* Task:
Word for word, give the material below again, minus any images.

* Information shown:
=======
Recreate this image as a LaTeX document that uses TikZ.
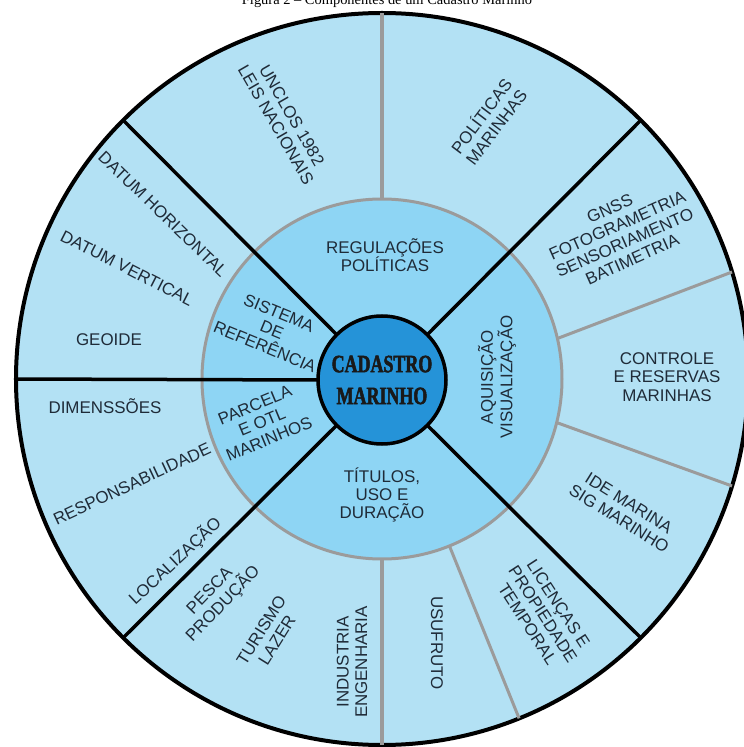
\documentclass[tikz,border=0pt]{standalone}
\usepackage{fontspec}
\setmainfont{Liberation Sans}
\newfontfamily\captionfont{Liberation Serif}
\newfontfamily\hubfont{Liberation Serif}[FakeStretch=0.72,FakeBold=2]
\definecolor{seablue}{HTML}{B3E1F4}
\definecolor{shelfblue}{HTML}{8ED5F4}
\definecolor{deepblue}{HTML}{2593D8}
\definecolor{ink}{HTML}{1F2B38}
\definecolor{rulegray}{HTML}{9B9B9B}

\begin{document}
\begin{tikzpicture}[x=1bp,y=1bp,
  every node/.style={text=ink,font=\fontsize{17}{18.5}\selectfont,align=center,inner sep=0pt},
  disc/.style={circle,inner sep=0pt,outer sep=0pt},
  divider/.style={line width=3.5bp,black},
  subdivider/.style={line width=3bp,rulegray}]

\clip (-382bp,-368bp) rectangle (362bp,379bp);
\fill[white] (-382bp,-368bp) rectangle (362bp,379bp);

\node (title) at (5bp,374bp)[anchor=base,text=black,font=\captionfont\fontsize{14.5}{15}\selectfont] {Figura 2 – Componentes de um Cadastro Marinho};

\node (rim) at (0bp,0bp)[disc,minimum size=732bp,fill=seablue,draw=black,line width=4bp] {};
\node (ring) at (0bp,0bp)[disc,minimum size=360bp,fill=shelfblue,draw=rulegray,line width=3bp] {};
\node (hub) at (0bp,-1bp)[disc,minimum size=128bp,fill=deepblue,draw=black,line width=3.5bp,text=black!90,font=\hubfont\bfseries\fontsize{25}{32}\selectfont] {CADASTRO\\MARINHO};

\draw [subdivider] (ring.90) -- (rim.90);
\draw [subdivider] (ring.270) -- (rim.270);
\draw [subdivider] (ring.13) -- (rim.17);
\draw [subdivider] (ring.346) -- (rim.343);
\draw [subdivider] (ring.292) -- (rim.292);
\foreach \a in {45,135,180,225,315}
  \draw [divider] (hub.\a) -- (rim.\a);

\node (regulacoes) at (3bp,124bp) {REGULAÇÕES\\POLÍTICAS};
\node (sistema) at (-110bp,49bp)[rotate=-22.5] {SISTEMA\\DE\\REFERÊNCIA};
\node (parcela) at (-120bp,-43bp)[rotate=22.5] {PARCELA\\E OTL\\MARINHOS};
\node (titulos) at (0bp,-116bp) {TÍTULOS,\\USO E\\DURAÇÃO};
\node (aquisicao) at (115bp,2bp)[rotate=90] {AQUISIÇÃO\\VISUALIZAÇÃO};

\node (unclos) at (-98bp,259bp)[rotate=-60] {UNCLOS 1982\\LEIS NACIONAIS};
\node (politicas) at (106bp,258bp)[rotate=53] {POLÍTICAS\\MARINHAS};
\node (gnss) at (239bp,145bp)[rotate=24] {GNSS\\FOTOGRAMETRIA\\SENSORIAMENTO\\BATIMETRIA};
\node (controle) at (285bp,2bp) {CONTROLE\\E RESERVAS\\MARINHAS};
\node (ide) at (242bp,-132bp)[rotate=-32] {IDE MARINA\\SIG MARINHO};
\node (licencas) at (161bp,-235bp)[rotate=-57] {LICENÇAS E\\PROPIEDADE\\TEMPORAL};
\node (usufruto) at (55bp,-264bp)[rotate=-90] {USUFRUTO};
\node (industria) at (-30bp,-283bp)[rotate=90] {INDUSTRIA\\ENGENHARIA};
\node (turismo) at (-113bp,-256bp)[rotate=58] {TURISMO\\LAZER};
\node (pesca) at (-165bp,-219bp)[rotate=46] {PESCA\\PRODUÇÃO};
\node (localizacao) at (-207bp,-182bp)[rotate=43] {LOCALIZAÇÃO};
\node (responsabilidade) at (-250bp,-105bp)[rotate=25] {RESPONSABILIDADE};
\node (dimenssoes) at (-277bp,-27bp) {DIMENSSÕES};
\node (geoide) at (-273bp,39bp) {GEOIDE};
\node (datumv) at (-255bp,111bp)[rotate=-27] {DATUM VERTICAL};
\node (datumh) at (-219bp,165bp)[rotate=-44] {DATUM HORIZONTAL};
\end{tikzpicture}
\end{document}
=======
* Exercise answer:
Recreate this image as a LaTeX document that uses TikZ.
\documentclass[tikz,border=0pt]{standalone}
\usepackage{fontspec}
\setmainfont{Liberation Sans}
\newfontfamily\captionfont{Liberation Serif}
\newfontfamily\hubfont{Liberation Serif}[FakeStretch=0.72,FakeBold=2]
\definecolor{seablue}{HTML}{B3E1F4}
\definecolor{shelfblue}{HTML}{8ED5F4}
\definecolor{deepblue}{HTML}{2593D8}
\definecolor{ink}{HTML}{1F2B38}
\definecolor{rulegray}{HTML}{9B9B9B}

\begin{document}
\begin{tikzpicture}[x=1bp,y=1bp,
  every node/.style={text=ink,font=\fontsize{17}{18.5}\selectfont,align=center,inner sep=0pt},
  disc/.style={circle,inner sep=0pt,outer sep=0pt},
  divider/.style={line width=3.5bp,black},
  subdivider/.style={line width=3bp,rulegray}]

\clip (-382bp,-368bp) rectangle (362bp,379bp);
\fill[white] (-382bp,-368bp) rectangle (362bp,379bp);

\node (title) at (5bp,374bp)[anchor=base,text=black,font=\captionfont\fontsize{14.5}{15}\selectfont] {Figura 2 – Componentes de um Cadastro Marinho};

\node (rim) at (0bp,0bp)[disc,minimum size=732bp,fill=seablue,draw=black,line width=4bp] {};
\node (ring) at (0bp,0bp)[disc,minimum size=360bp,fill=shelfblue,draw=rulegray,line width=3bp] {};
\node (hub) at (0bp,-1bp)[disc,minimum size=128bp,fill=deepblue,draw=black,line width=3.5bp,text=black!90,font=\hubfont\bfseries\fontsize{25}{32}\selectfont] {CADASTRO\\MARINHO};

\draw [subdivider] (ring.90) -- (rim.90);
\draw [subdivider] (ring.270) -- (rim.270);
\draw [subdivider] (ring.13) -- (rim.17);
\draw [subdivider] (ring.346) -- (rim.343);
\draw [subdivider] (ring.292) -- (rim.292);
\foreach \a in {45,135,180,225,315}
  \draw [divider] (hub.\a) -- (rim.\a);

\node (regulacoes) at (3bp,124bp) {REGULAÇÕES\\POLÍTICAS};
\node (sistema) at (-110bp,49bp)[rotate=-22.5] {SISTEMA\\DE\\REFERÊNCIA};
\node (parcela) at (-120bp,-43bp)[rotate=22.5] {PARCELA\\E OTL\\MARINHOS};
\node (titulos) at (0bp,-116bp) {TÍTULOS,\\USO E\\DURAÇÃO};
\node (aquisicao) at (115bp,2bp)[rotate=90] {AQUISIÇÃO\\VISUALIZAÇÃO};

\node (unclos) at (-98bp,259bp)[rotate=-60] {UNCLOS 1982\\LEIS NACIONAIS};
\node (politicas) at (106bp,258bp)[rotate=53] {POLÍTICAS\\MARINHAS};
\node (gnss) at (239bp,145bp)[rotate=24] {GNSS\\FOTOGRAMETRIA\\SENSORIAMENTO\\BATIMETRIA};
\node (controle) at (285bp,2bp) {CONTROLE\\E RESERVAS\\MARINHAS};
\node (ide) at (242bp,-132bp)[rotate=-32] {IDE MARINA\\SIG MARINHO};
\node (licencas) at (161bp,-235bp)[rotate=-57] {LICENÇAS E\\PROPIEDADE\\TEMPORAL};
\node (usufruto) at (55bp,-264bp)[rotate=-90] {USUFRUTO};
\node (industria) at (-30bp,-283bp)[rotate=90] {INDUSTRIA\\ENGENHARIA};
\node (turismo) at (-113bp,-256bp)[rotate=58] {TURISMO\\LAZER};
\node (pesca) at (-165bp,-219bp)[rotate=46] {PESCA\\PRODUÇÃO};
\node (localizacao) at (-207bp,-182bp)[rotate=43] {LOCALIZAÇÃO};
\node (responsabilidade) at (-250bp,-105bp)[rotate=25] {RESPONSABILIDADE};
\node (dimenssoes) at (-277bp,-27bp) {DIMENSSÕES};
\node (geoide) at (-273bp,39bp) {GEOIDE};
\node (datumv) at (-255bp,111bp)[rotate=-27] {DATUM VERTICAL};
\node (datumh) at (-219bp,165bp)[rotate=-44] {DATUM HORIZONTAL};
\end{tikzpicture}
\end{document}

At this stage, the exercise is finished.